Annie Dheur : L’émotion à fleur de toile
Saisissantes, troublantes, poignantes… Les œuvres d’Annie Dheur nous bouleversent par leur expressivité, émanation douloureuse et obsessionnelle d’un univers spectral. Si elles libèrent brutalement une souffrance profonde qui leur confère une immense puissance émotionnelle, elles ont également un rôle de catharsis. Analyse…

Saisissantes, troublantes, poignantes… Les œuvres d’Annie Dheur nous bouleversent par leur expressivité, émanation douloureuse et obsessionnelle d’un univers spectral. Si elles libèrent brutalement une souffrance profonde qui leur confère une immense puissance émotionnelle, elles ont également un rôle de catharsis. Analyse…

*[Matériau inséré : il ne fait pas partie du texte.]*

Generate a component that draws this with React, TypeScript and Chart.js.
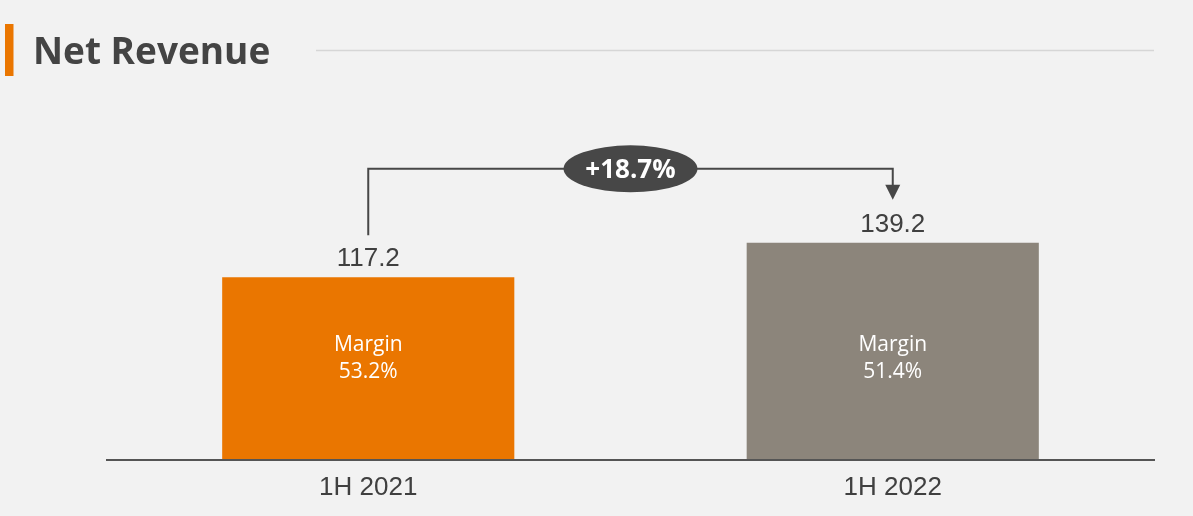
import React, { useEffect, useRef } from "react";
import { Chart, registerables } from "chart.js";

Chart.register(...registerables);

const categories = ["1H 2021", "1H 2022"];
const revenue = [117.2, 139.2];
const marginLabel = "Margin";
const margins = ["53.2%", "51.4%"];
const growthLabel = "+18.7%";
const titleText = "Net Revenue";

const barColors = ["#EA7600", "#8C857B"];
const BG = "#F2F2F2";
const DARK = "#474747";
const TEXT = "#404040";

const overlayPlugin = {
  id: "overlay",
  afterDraw(chart: any) {
    const ctx = chart.ctx;
    const area = chart.chartArea;
    const yScale = chart.scales.y;
    const meta = chart.getDatasetMeta(0);
    const bars = meta.data;
    ctx.save();

    // Title block
    ctx.fillStyle = "#EA7600";
    ctx.fillRect(5, 24, 8.5, 52);
    ctx.fillStyle = "#444444";
    ctx.font = "bold 37px 'Open Sans'";
    ctx.textAlign = "left";
    ctx.textBaseline = "alphabetic";
    ctx.fillText(titleText, 33, 63.5);
    ctx.strokeStyle = "#D6D6D6";
    ctx.lineWidth = 1.5;
    ctx.beginPath();
    ctx.moveTo(316, 50.5);
    ctx.lineTo(1154, 50.5);
    ctx.stroke();

    // Axis line
    const base = yScale.getPixelForValue(0);
    ctx.fillStyle = "#555555";
    ctx.fillRect(area.left, base - 1, area.right - area.left, 2);

    // Value labels, category labels, margin labels
    const xScale = chart.scales.x;
    bars.forEach((bar: any, i: number) => {
      ctx.textAlign = "center";
      ctx.textBaseline = "alphabetic";
      ctx.fillStyle = TEXT;
      ctx.font = "26px 'Liberation Sans'";
      ctx.fillText(String(revenue[i]), bar.x, bar.y - 11.3);
      const cx = xScale.getPixelForValue(i);
      ctx.fillText(categories[i], cx, base + 35);

      ctx.fillStyle = "#FFFFFF";
      ctx.font = "21px 'Open Sans'";
      const mid = yScale.getPixelForValue(66);
      ctx.fillText(marginLabel, bar.x, mid - 6.5);
      ctx.fillText(margins[i], bar.x, mid + 20.5);
    });

    // Growth bracket
    if (bars.length >= 2) {
      const b0 = bars[0];
      const b1 = bars[1];
      const topY = Math.min(b0.y, b1.y) - 74;
      ctx.strokeStyle = DARK;
      ctx.fillStyle = DARK;
      ctx.lineWidth = 2;
      const tipY = b1.y - 43;
      ctx.beginPath();
      ctx.moveTo(b0.x, b0.y - 42);
      ctx.lineTo(b0.x, topY);
      ctx.lineTo(b1.x, topY);
      ctx.lineTo(b1.x, tipY - 14);
      ctx.stroke();
      ctx.beginPath();
      ctx.moveTo(b1.x - 7.5, tipY - 15);
      ctx.lineTo(b1.x + 7.5, tipY - 15);
      ctx.lineTo(b1.x, tipY);
      ctx.closePath();
      ctx.fill();

      const mx = (b0.x + b1.x) / 2;
      ctx.beginPath();
      ctx.ellipse(mx, topY, 67, 23.5, 0, 0, Math.PI * 2);
      ctx.fill();
      ctx.fillStyle = "#FFFFFF";
      ctx.font = "bold 26px 'Open Sans'";
      ctx.textAlign = "center";
      ctx.textBaseline = "alphabetic";
      ctx.fillText(growthLabel, mx, topY + 9.3);
    }
    ctx.restore();
  },
};

export default function App() {
  const canvasRef = useRef<HTMLCanvasElement | null>(null);

  useEffect(() => {
    const canvas = canvasRef.current;
    if (!canvas) return;
    const chart = new Chart(canvas, {
      type: "bar",
      data: {
        labels: categories,
        datasets: [
          {
            data: revenue,
            backgroundColor: barColors,
            borderWidth: 0,
            categoryPercentage: 1,
            barPercentage: 0.557,
          },
        ],
      },
      options: {
        responsive: false,
        animation: false,
        devicePixelRatio: 1,
        layout: {
          padding: { left: 106, right: 38, top: 85.6, bottom: 56 },
        },
        plugins: {
          legend: { display: false },
          tooltip: { enabled: false },
          title: { display: false },
        },
        scales: {
          x: { display: false },
          y: { display: false, min: 0, max: 240 },
        },
      },
      plugins: [overlayPlugin],
    });
    return () => chart.destroy();
  }, []);

  return (
    <div
      style={{
        position: "absolute",
        left: 0,
        top: 0,
        width: 1193,
        height: 516,
        background: BG,
        overflow: "hidden",
      }}
    >
      <canvas ref={canvasRef} width={1193} height={516} style={{ display: "block" }} />
    </div>
  );
}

L’émotion pure. Absolue. Comme devant Le Cri d’Edvard Munch. Et encore Le Cri, dans sa version la plus célèbre, atténue-t-il l’image de la douleur par l’apport de la couleur. Chez Annie Dheur, aucune concession à celle-ci : le noir et blanc ou le rouge et noir. Mais obstinément le noir, couleur du désespoir qui ponctue la plupart de ses créations… avec des titres lourds de sens, Translation, Apparition, Disparition, Contusions, qui viennent renforcer ces visions. Alors comment ne pas rester muet, médusé, devant ces formes fantomatiques, écrins déchirants de visages figés, aux traits indéfinis, aux yeux clos par la mort ou figurés par leurs orbites ? Des visages qui provoquent l’empathie et vous hantent…

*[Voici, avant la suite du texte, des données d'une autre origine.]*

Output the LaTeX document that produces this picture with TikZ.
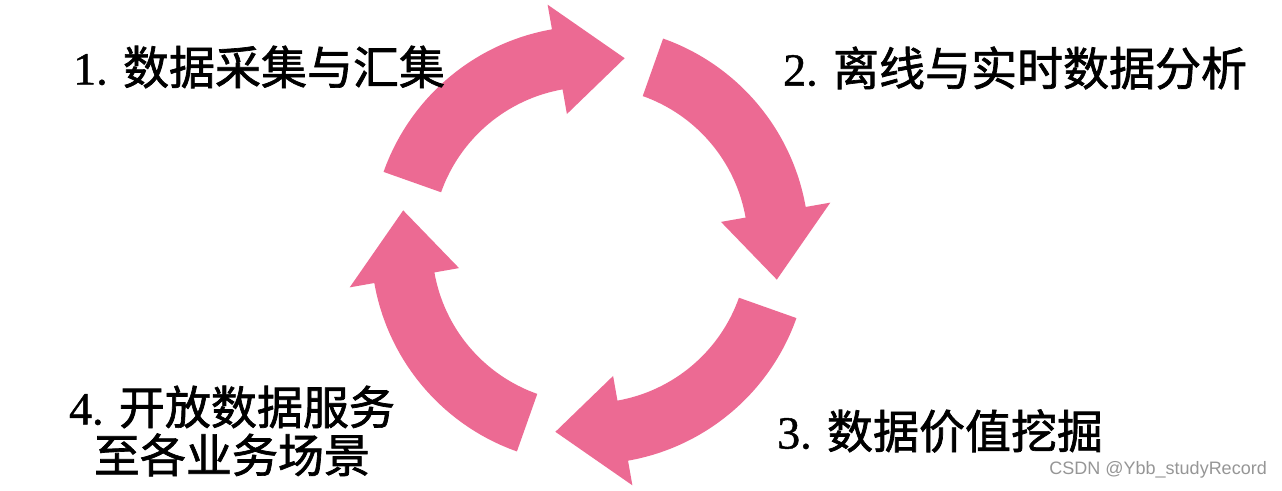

Une exceptionnelle puissance évocatoire
Dans un style violemment émotif, Annie Dheur, en larges traits verticaux et horizontaux, à l’image de destins croisés mêlant passé prometteur et barrant le présent, exprime la souffrance de l’âme humaine dans une transréalité figurative proche de certaines œuvres de Francis Bacon. Elle tisse une sorte de toile sur la toile, de voile floutant la représentation parfois noyée d’abondantes larmes en coulures épaisses comme dans Blanc noir 2 ou Apparition disparition.

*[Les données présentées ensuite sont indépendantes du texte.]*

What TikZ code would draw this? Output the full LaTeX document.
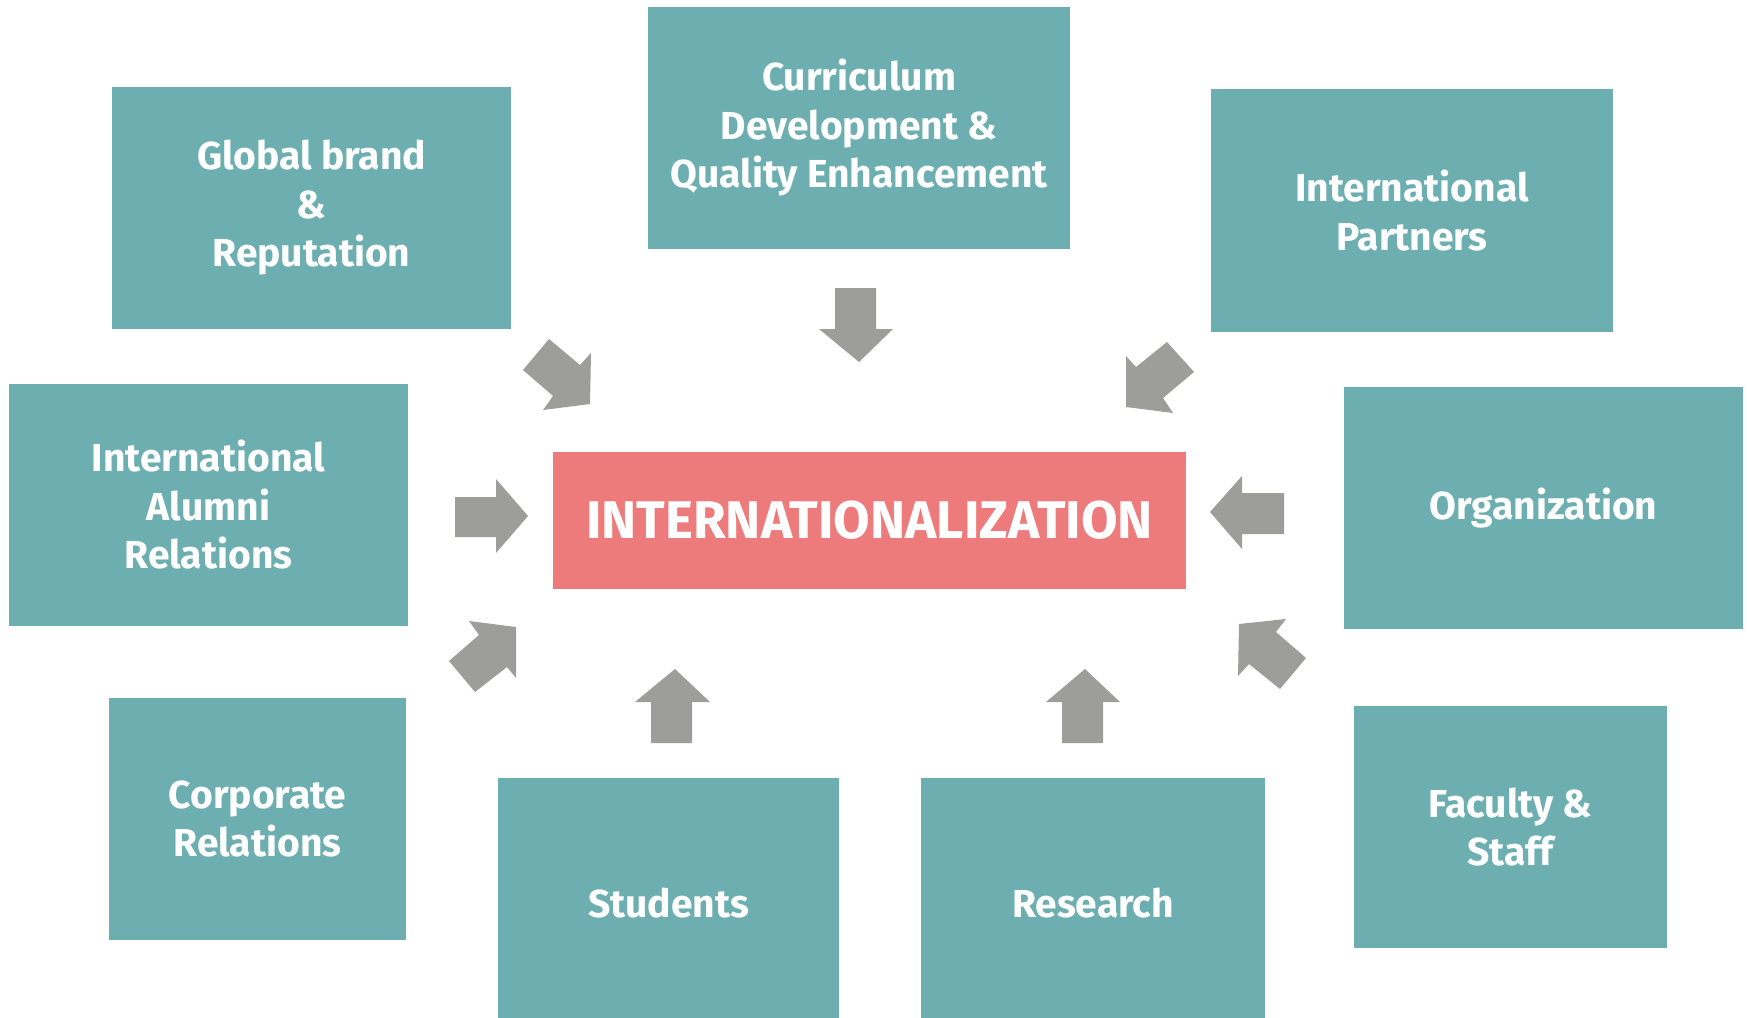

Ses tableaux ont la force d’imposer le silence, telle une religiosité de la douleur. Ils ont la puissance et l’expressivité de certains dessins de Goya.

Et, pour parachever ce cri de désespoir, en légende, un tableau intitulé Quoi de neuf ? découpé en deux zones : l’une "Rien", écrit à l’envers, nous invite presque à passer de l’autre côté de la vitre - donc de la toile - aux côtés de l’artiste, et l’autre, un fond noir, fait écho à son paysage intérieur. Juste un mot pour tout dire. Un privatif. Un mot fort, têtu, "néantissime" même… Placé seul, sans espoir d’atténuation, au-dessus du gouffre noir qui menace de l’engloutir. Mais "Rien", l’anagramme de nier, n’est pas rien en fait. Il permet d’exister pour témoigner. Témoigner contre une réalité trop violente et, par opposition, il finit par évoquer un "tout" positif. Un tout à l’image d’une autre de ses toiles Oser Eros qui montre un être de lumière, radieux aux formes douces, arrondies, un personnage presque blanc, joyeux, en contraste total avec les autres apparitions, comme une éclaircie après la pluie.
Thanatos - Eros : nous sommes tous habités par ces deux pulsions opposées inhérentes à la vie. Chez Annie Dheur, elles s’imposent impérieusement et viennent travailler notre conscience. A travers elles, l’artiste nous propose des compositions fortes, porteuses d’émotions partagées qui s’expriment à fleur de toile et s’impriment dans la mémoire et le cœur, nous marquant d’une empreinte indélébile. La signature d’un grand talent.